クイーンのもとへ匿名の手紙が届いた。中にはライツヴィルのゴシップを知らせる新聞の切り抜き記事が数枚入っていた。”町の隠者”の病死、”大富豪”の自殺、”町の呑んだくれ”の失踪。この三つの事件の共通点は?手紙の主は不敵にもクイーンに挑戦状を叩きつけてきたかのようだった。だが、懐かしの土地へ赴いた彼を待ち受けチタかのように古い童謡に憑かれて犯行を重ねる殺人鬼にクイーンもなす術がなかった!
ハヤカワミステリ文庫より
ハヤカワミステリ文庫より
ライツヴィル物も遂に第4弾になります。今回は童謡の見立て殺人をテーマにしてます。

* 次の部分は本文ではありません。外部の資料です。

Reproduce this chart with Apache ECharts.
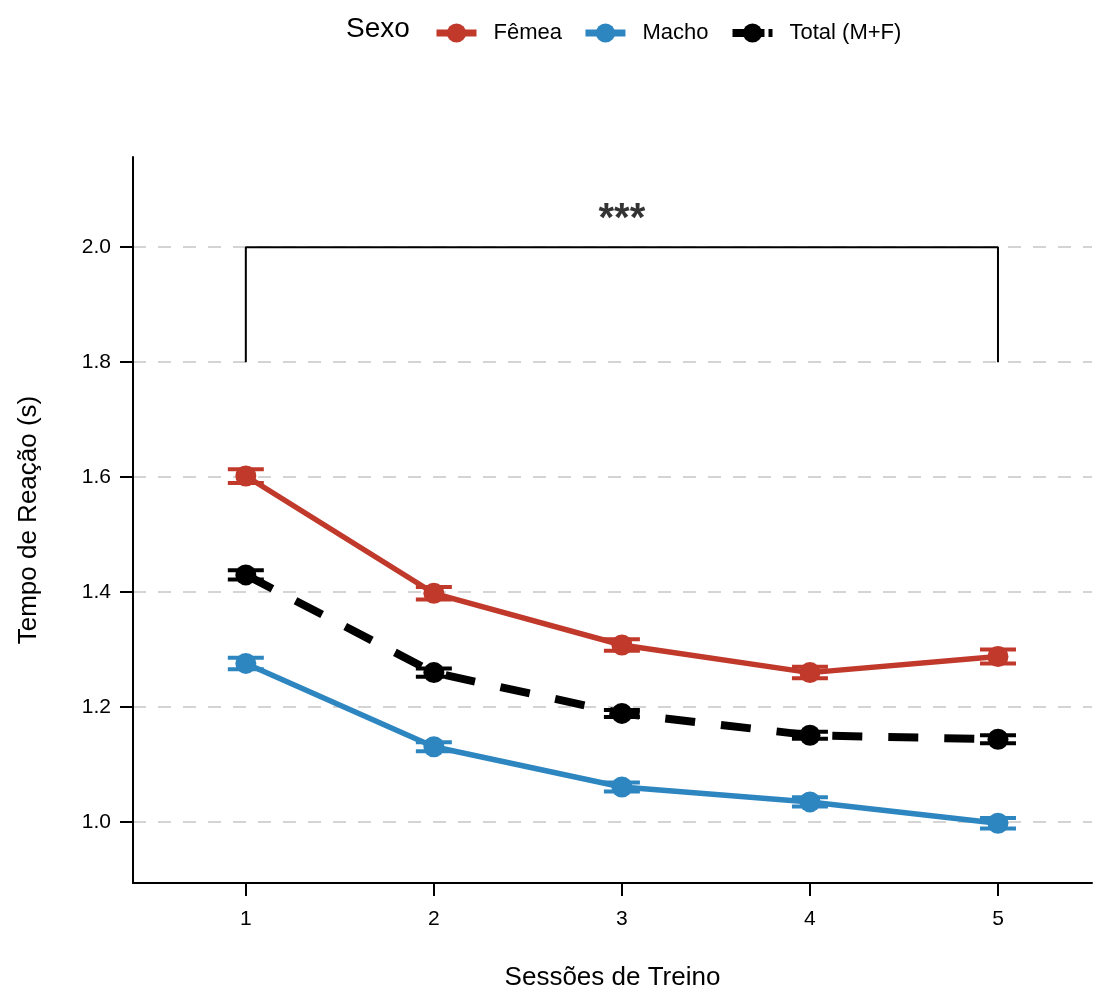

クイーンの童謡殺人といえば、『靴に棲む老婆』が思い浮かびますが、今回はそのテーマの第2弾になるのでしょうか。
4作目になると、過去のシリーズで登場してきた人物も少なくなり、今回はあの“町の呑んだくれ”アンダースン爺さんまで殺されてしまいます。シリーズを通して読んでいる人にとってはショックですね。でも、いまだにデイキン署長は健在なのには、ホッとしますが。
というか、まず物語の冒頭でアンダースン爺さんに娘がいた事がわかります。いや~、結構衝撃でした(笑)。
作品としては、重くもなく軽くもなく、適度に読み応えのある佳作といった感じでしょうか。ライツヴィル物共通のエラリーの探偵としての役割は、この作品にも共通しています。しかし、事件が解決後にエラリーが味わう苦い感傷も今回が一番救いがあるような気がします。ただ、疑問なのは、前作『十日間の不思議』であれほどのダメージを負ったエラリーが、あまりその感情を表わすことが無い点かな。
順番に読んできた人には十分楽しめる作品だと思います。